Summer Harvest & Supporting Players
The fruit set on Full Circle’s hot crops is as heavy as we’ve seen in the past couple of years, and the blast of heat at the beginning of the month has kicked our plantings into high gear. August and September are the finest months on the farm, to be sure; much of the hard work invested in the first half of the year finally comes to fruition. Snap beans, cucumbers, summer squash, peppers and eggplant will be in good supply this year, even though we’re always a couple of weeks behind eastern Washington. Our melons will be a gamble as always, but with this in mind, this season we’re working with a farmer growing some wonderful varieties in Washington’s Columbia Basin.
We visited Alan Schreiber, of Schreiber & Sons Farm in Eltopia, back in May when the melon transplants were just becoming established under low tunnels.
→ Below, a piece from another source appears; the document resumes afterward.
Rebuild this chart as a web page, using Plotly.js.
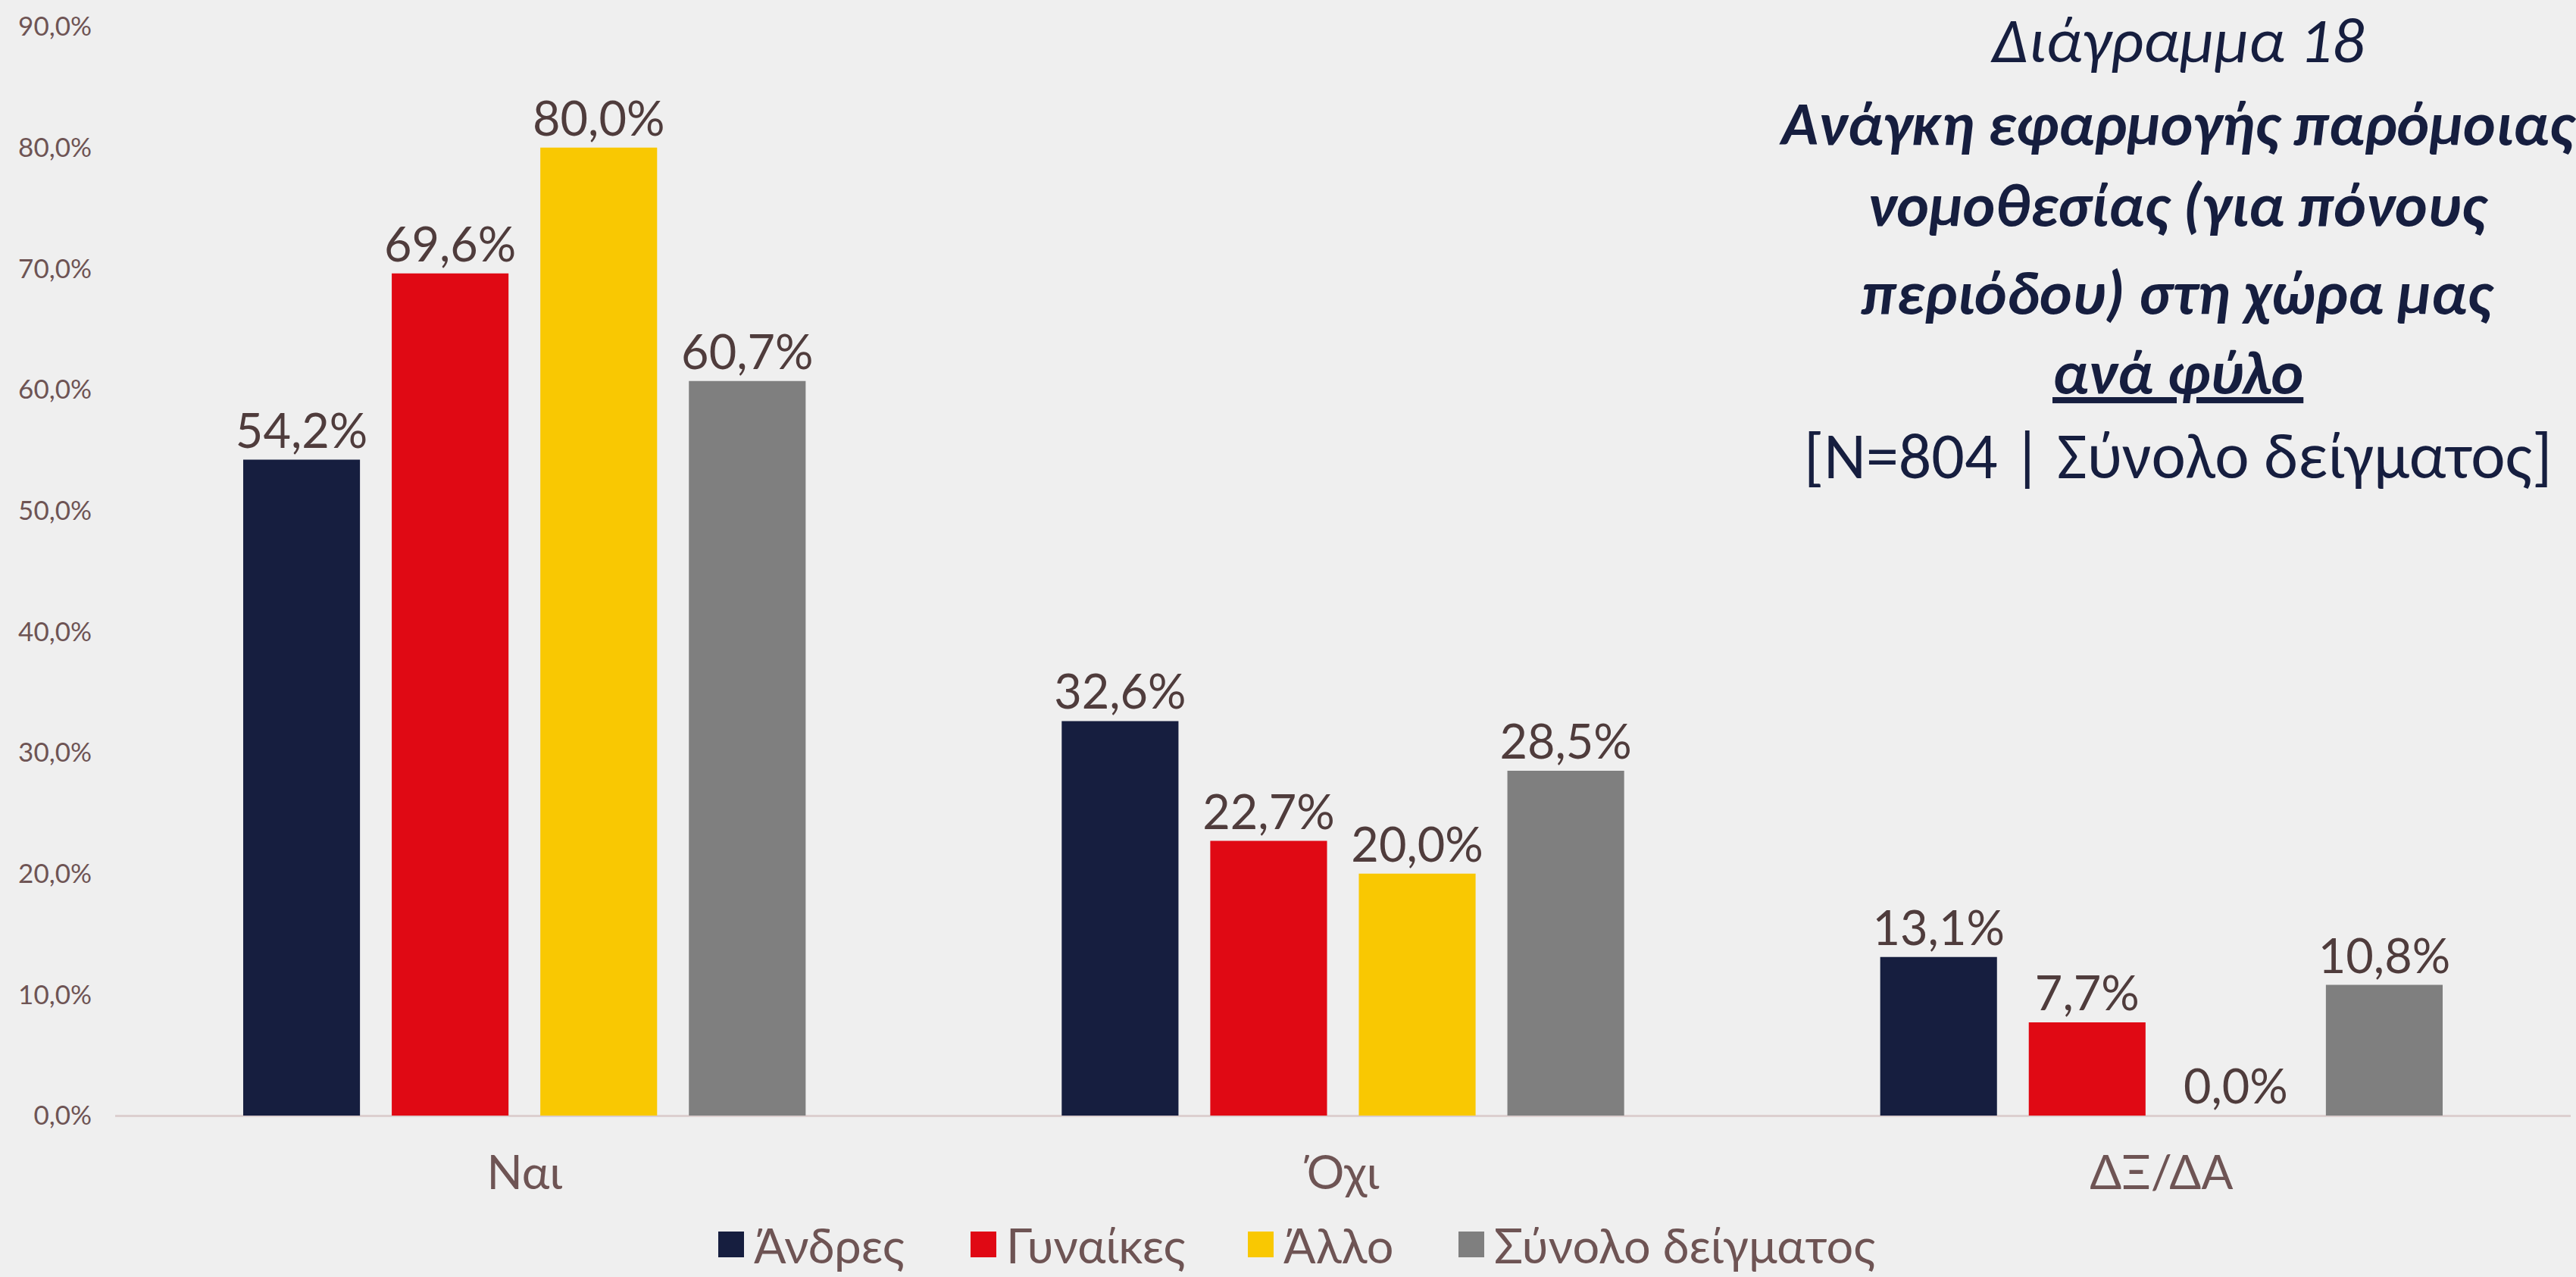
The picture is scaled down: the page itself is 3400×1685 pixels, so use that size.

He sent us photographs last week and also tested for brix (sugar content measured with a refractometer), which hit a respectable 11 degrees. That’s U.S. Extra Fancy! This kind of information is very useful in helping us select the very best produce we can find, and talking to the farmer in the field as harvest time approaches is about as good as it gets.
Another great farm we’re able to support starting this week (green leaf lettuce) is Mustard Seed Farms in St. Paul, Oregon. David Brown and his wife Nancy have farmed 80 acres of vegetables and cane berries since 1965, and have been certified organic since the early nineties. We traveled to their farm in June to learn about their operation. Although they grow much of the same produce that we do, we’ll look to them when our varieties gap, and also for commodities like winter squash later in the year. Can you guess why the plants in the photograph are spaced so widely?
The home farm is humming along. We’re experiencing “empty nest syndrome” – our yearly crop of barn swallows has finally fledged. In the interest of food safety, we allowed them to establish only a few nests in the barn this time, away from production and storage. Besides being cute and reminding us of the yearly cycles of nature, these lively insectivores play an important role in the biodiversity of our farm.